= Furstenberg boundary =

Notion of boundary associated with a group

In mathematics, specifically harmonic analysis and probability theory, the Furstenberg boundary is a notion of boundary associated with a group. It is named for Harry Furstenberg, who introduced it in a series of papers beginning in 1963 (in the case of semisimple Lie groups). The Furstenberg boundary can be characterized as a universal boundary space for harmonic analysis on the group, in the sense that bounded harmonic functions can be represented by their boundary values via a Poisson-type integral.

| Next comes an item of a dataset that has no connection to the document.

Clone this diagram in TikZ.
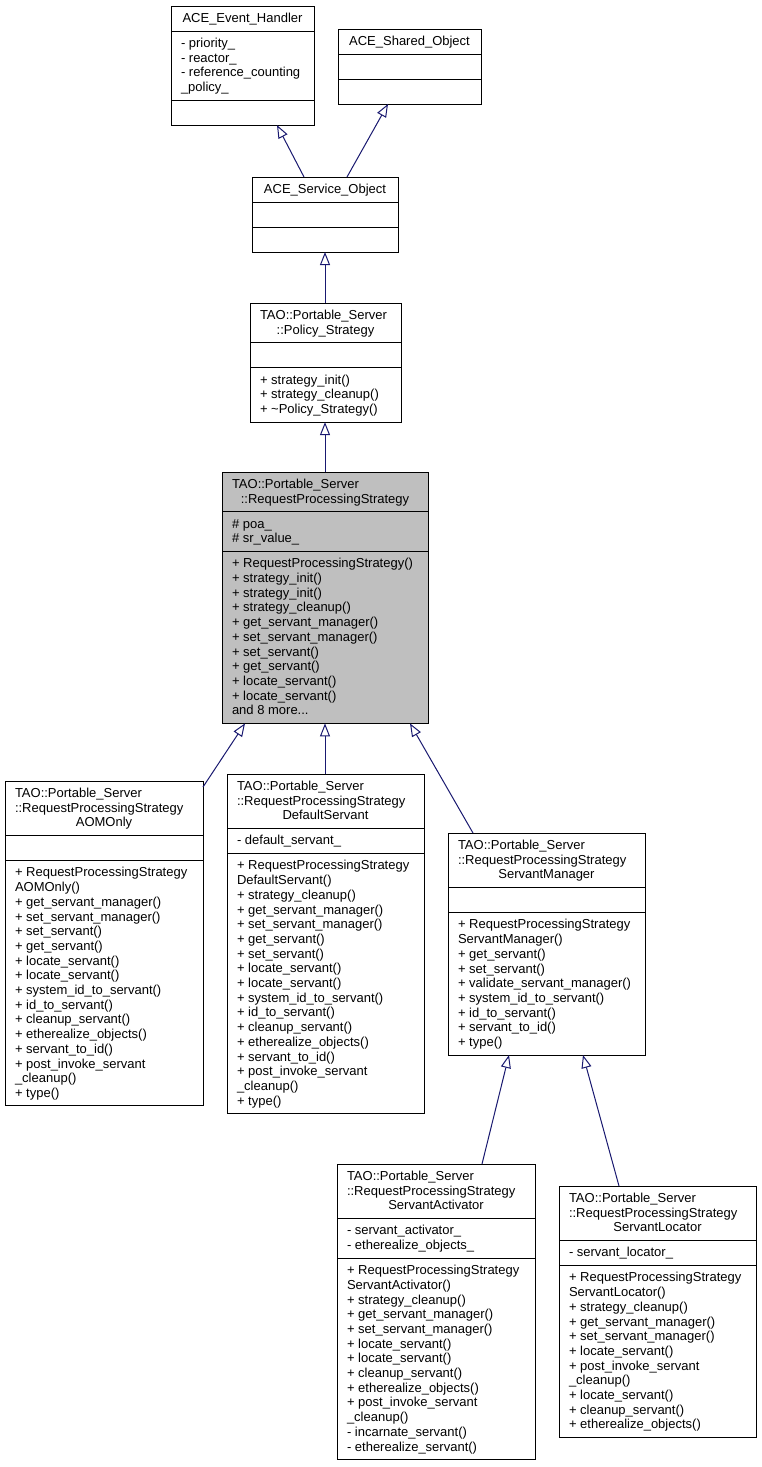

For example, when $G=\mathrm{SL}(2,\mathbb{R})$, the Furstenberg boundary is the real projective line $\mathbb{RP}^1$, which may be identified with the boundary circle of the hyperbolic plane, and the Poisson-like integral is the usual Poisson kernel for the upper half-plane.

== Semisimple Lie groups ==

Let $G$ be a connected semisimple Lie group. The Furstenberg boundary of $G$ is the homogeneous space
$$G/P,$$
where $P$ is a minimal parabolic subgroup of $G$.

This space is compact and homogeneous under the action of $G$. More generally, quotients $G/Q$ by parabolic subgroups $Q$ are generalized flag manifolds, and the Furstenberg boundary is the maximal one among these in the sense that every quotient by a parabolic subgroup is a factor of $G/P$.

For example, if $G=\mathrm{SL}(n,\mathbb R)$, then the Furstenberg boundary is the manifold of complete flags in $\mathbb R^n$. For $G=\mathrm{SL}(2,\mathbb R)$, it is $\mathbb{RP}^1$.

== Relation to Poisson boundaries ==

Let $\mu$ be a probability measure on $G$. A function $f$ on $G$ is called $\mu$-harmonic if
$$f(g)=\int_G f(gg')\,d\mu(g').$$

The Poisson boundary of the measured group $(G,\mu)$ is a measure space that represents bounded $\mu$-harmonic functions by boundary integrals. Unlike the Furstenberg boundary, the Poisson boundary depends on the choice of the measure $\mu$.

For semisimple Lie groups, Furstenberg showed that for broad classes of measures the Poisson boundary can be realized on a homogeneous boundary of the form $G/Q$, where $Q$ is a parabolic subgroup. In particular situations the maximal boundary $G/P$ plays the role of a universal homogeneous boundary from which the others are obtained as quotients.